Problem details: Exactly retype the lines from the top of the data through the line containing "Chart.register(...registerables);", leaving out every picture.

Dataset section:

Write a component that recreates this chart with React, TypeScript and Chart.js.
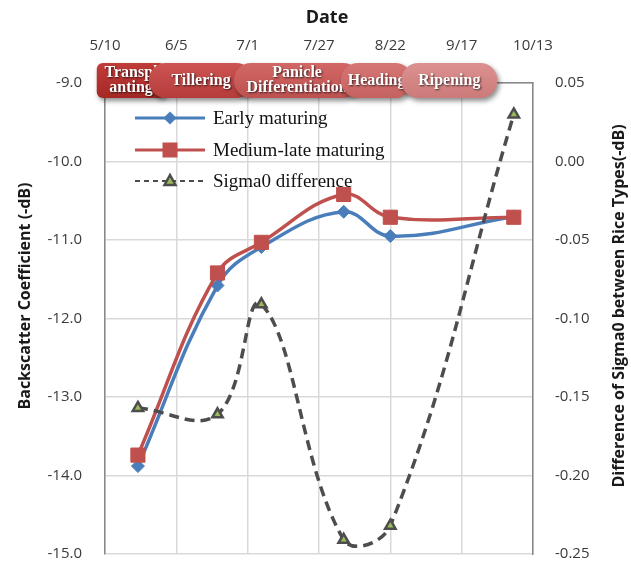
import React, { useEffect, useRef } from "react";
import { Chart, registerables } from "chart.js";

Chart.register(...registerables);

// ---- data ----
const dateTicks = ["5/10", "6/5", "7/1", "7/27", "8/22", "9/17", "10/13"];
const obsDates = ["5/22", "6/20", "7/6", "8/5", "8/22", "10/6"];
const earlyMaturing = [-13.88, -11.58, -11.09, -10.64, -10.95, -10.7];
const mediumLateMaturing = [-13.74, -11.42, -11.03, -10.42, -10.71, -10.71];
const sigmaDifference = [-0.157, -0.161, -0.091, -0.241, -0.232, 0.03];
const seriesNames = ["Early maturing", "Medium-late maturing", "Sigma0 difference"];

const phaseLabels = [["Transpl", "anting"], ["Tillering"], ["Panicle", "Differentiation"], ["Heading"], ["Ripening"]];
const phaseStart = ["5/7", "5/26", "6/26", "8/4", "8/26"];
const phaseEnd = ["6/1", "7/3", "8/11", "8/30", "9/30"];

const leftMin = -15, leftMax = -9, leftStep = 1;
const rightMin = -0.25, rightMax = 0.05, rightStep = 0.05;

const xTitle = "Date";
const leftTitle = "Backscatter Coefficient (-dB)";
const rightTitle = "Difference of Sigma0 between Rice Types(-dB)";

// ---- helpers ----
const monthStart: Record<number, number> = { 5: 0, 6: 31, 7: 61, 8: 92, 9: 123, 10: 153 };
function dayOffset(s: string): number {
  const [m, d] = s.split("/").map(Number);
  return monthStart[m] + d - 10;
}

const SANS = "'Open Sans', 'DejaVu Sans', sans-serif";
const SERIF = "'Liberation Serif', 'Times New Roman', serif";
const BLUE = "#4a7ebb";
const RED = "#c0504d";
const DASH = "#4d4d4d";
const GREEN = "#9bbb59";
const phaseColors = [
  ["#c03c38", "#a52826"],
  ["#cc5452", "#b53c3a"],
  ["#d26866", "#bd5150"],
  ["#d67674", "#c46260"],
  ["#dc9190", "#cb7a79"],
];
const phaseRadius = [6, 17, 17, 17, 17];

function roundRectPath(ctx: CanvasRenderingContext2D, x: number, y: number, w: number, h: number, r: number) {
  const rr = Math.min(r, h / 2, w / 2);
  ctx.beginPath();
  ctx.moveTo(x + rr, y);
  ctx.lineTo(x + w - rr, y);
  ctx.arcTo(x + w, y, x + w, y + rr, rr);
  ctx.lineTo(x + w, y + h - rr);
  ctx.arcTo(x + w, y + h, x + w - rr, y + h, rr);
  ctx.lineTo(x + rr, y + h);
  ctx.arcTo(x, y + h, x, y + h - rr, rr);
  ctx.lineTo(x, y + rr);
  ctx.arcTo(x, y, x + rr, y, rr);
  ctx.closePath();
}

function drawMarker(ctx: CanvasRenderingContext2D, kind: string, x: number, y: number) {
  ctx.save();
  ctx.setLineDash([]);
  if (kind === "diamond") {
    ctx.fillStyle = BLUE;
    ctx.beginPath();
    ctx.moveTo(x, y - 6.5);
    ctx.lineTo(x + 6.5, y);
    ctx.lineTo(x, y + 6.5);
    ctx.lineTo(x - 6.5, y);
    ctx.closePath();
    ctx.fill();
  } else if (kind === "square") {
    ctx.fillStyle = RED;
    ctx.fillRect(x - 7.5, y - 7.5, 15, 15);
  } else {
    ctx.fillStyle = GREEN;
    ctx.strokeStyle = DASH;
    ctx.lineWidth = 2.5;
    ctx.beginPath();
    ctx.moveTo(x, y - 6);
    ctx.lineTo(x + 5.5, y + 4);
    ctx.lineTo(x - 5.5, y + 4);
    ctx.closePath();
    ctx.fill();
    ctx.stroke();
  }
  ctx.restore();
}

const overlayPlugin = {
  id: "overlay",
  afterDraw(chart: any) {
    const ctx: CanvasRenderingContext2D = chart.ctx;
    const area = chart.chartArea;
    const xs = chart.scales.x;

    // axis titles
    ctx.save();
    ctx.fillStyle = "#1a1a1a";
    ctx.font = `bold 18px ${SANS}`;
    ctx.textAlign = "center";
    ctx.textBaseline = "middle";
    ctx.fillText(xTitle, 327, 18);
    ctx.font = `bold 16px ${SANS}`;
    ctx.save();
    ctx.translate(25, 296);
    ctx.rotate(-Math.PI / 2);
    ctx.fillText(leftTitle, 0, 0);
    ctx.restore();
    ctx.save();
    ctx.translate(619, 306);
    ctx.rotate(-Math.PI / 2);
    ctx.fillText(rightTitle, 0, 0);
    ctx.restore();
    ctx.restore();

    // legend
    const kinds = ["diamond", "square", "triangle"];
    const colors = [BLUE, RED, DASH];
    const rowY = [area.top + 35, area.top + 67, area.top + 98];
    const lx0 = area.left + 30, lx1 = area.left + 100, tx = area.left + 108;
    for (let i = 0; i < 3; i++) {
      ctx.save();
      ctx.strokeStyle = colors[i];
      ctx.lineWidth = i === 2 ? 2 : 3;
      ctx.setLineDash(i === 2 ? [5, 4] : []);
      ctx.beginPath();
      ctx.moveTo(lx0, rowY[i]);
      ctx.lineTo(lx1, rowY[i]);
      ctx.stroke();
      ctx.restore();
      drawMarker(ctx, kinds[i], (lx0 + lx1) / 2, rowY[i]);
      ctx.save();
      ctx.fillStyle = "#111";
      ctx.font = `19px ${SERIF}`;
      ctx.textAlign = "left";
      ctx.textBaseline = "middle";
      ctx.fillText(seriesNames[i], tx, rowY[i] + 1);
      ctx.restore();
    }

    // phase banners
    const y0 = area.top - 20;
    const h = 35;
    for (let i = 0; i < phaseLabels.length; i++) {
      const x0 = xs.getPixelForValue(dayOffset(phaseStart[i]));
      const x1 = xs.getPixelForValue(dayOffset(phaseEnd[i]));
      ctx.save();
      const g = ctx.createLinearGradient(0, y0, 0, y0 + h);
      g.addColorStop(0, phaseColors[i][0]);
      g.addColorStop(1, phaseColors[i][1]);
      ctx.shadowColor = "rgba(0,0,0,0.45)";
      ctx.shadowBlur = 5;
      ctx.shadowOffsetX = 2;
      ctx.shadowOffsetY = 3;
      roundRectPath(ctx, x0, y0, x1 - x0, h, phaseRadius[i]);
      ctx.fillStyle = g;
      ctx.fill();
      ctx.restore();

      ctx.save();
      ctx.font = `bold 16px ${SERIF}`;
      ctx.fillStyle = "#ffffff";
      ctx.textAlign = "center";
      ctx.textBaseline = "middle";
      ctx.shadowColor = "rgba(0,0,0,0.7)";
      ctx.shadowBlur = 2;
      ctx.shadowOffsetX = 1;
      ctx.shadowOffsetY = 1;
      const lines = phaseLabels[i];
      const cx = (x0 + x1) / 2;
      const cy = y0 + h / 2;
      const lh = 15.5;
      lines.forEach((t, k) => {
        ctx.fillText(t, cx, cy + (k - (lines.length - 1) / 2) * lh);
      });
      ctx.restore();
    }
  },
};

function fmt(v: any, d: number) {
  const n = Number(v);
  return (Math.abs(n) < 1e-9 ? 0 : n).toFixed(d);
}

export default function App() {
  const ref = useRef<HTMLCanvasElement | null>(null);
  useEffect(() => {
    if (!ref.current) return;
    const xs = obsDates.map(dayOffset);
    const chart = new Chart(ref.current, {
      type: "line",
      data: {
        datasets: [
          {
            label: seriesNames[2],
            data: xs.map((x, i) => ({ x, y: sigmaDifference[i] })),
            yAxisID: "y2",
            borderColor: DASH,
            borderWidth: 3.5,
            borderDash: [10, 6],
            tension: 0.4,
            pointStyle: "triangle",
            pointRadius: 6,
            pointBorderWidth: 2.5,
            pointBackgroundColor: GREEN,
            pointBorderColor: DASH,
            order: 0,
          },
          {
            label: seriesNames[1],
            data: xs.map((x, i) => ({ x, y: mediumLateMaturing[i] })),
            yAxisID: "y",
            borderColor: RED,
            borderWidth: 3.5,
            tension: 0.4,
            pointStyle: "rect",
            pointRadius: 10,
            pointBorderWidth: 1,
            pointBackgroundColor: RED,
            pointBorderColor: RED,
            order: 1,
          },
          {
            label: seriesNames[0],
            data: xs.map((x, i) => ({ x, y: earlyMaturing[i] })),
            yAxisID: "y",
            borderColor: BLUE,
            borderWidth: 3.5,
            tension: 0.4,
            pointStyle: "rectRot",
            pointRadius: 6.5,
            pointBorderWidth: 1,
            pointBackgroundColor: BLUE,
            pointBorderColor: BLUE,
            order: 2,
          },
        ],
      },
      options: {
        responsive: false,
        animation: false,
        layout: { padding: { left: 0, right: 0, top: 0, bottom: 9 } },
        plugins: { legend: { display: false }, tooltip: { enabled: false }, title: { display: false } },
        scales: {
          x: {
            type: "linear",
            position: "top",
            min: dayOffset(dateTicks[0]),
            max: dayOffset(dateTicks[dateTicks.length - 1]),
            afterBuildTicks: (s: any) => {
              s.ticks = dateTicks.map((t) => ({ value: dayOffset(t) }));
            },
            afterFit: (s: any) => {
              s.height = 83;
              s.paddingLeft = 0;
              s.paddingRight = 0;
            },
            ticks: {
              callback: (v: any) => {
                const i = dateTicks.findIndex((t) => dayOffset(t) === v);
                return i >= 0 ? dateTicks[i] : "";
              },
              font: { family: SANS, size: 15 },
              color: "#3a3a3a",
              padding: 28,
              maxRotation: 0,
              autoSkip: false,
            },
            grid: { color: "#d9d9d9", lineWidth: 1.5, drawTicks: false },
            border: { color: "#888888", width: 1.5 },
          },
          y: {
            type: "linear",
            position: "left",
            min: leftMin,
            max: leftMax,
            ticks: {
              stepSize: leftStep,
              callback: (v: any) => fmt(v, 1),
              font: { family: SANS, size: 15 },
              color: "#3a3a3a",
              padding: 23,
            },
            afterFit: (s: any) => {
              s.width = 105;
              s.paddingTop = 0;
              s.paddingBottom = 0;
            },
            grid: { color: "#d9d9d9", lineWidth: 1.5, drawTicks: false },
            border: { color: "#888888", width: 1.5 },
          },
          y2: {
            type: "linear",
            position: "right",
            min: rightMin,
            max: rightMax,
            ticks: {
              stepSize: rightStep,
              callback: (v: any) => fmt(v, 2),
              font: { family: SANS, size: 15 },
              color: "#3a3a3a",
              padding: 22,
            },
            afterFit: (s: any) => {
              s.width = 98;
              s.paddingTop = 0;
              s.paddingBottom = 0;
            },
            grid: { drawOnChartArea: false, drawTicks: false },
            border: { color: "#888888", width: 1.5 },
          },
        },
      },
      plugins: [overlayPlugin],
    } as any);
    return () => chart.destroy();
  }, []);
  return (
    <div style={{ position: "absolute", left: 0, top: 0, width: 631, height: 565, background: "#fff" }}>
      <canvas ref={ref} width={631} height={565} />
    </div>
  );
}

Full answer:
Write a component that recreates this chart with React, TypeScript and Chart.js.
import React, { useEffect, useRef } from "react";
import { Chart, registerables } from "chart.js";

Chart.register(...registerables);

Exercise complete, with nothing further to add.